16-25: Our chance to shape the young adult agenda
The new Children and Families Act 2014 has handed us all a chance to give every child a better start in life. I believe it’s time to speak as one, through Special Schools’ Voice, and be proactive in our response to one of the greatest transforming opportunities many of us have ever seen.
For many years, it could be argued, schools have placed the preparation for young adulthood in the hands of other organisations. Local colleges, independent providers and social care provision have all taken our, at times, unfair criticism. But things are changing. The new children and families bill has rightly placed aspiration for our young people at the heart of a revised school-based strategy that is intended to be both challenging and ambitious.
So what does this mean in reality for our schools? The coalition has given schools the green light to innovate. Without careful planning, this could mean our impact is limited. So we need to embrace an employment, volunteering, independent living and community engagement strategy.
We need to have a shared understanding of positive outcomes for our young people. If we can clearly articulate what these community outcomes are, it could help frame our curriculum offers and assessment systems.
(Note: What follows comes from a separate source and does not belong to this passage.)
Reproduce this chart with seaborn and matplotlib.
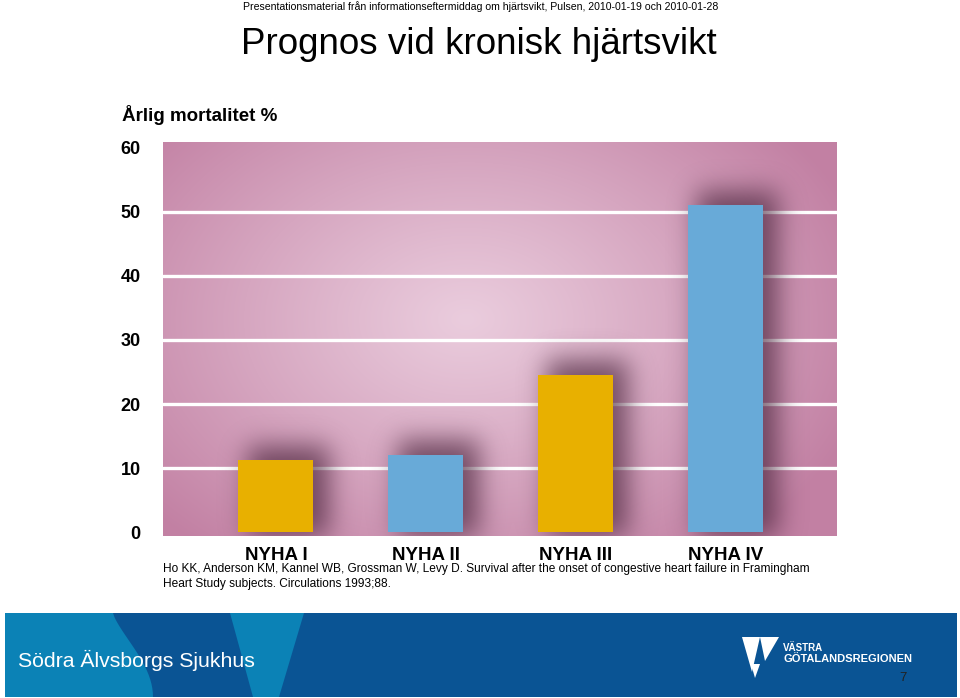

It will be a challenge. For many years, we’ve followed various government initiatives and strategies. It could be argued that only a minority have challenged a young adult agenda and very few have had a lasting impact on our young people’s life opportunities.
Many schools have highlighted that we now lack help from special advisers and national experts. This has actually handed us an opportunity. It’s a chance for schools, the organisations that know their young people best, to help shape an agenda and ensure a new way forward. We can offer our young people improved life chances, experiences and opportunities.
We have many questions to discuss. How do we involve young people themselves in these solutions and decisions? How do we ensure creative curriculums and calculated risk-taking within an (inspection) system that struggles to understand our personalised approaches? How can we ensure our curriculum also contain enjoyment, joy, creativity, being healthy and being safe?
Collectively we have the knowledge and expertise. Together we have the creativity to challenge previous assumptions. Special Schools’ Voice can help co-ordinate our shared and creative solutions, and provide a forum for us to support each other on this incredible journey.
We need you to get involved.
Please share your best practice with others. We can learn from each other. We can find the solutions. We can rise to the challenge. If we speak with one voice from day one, we can make a real difference to young people’s lives.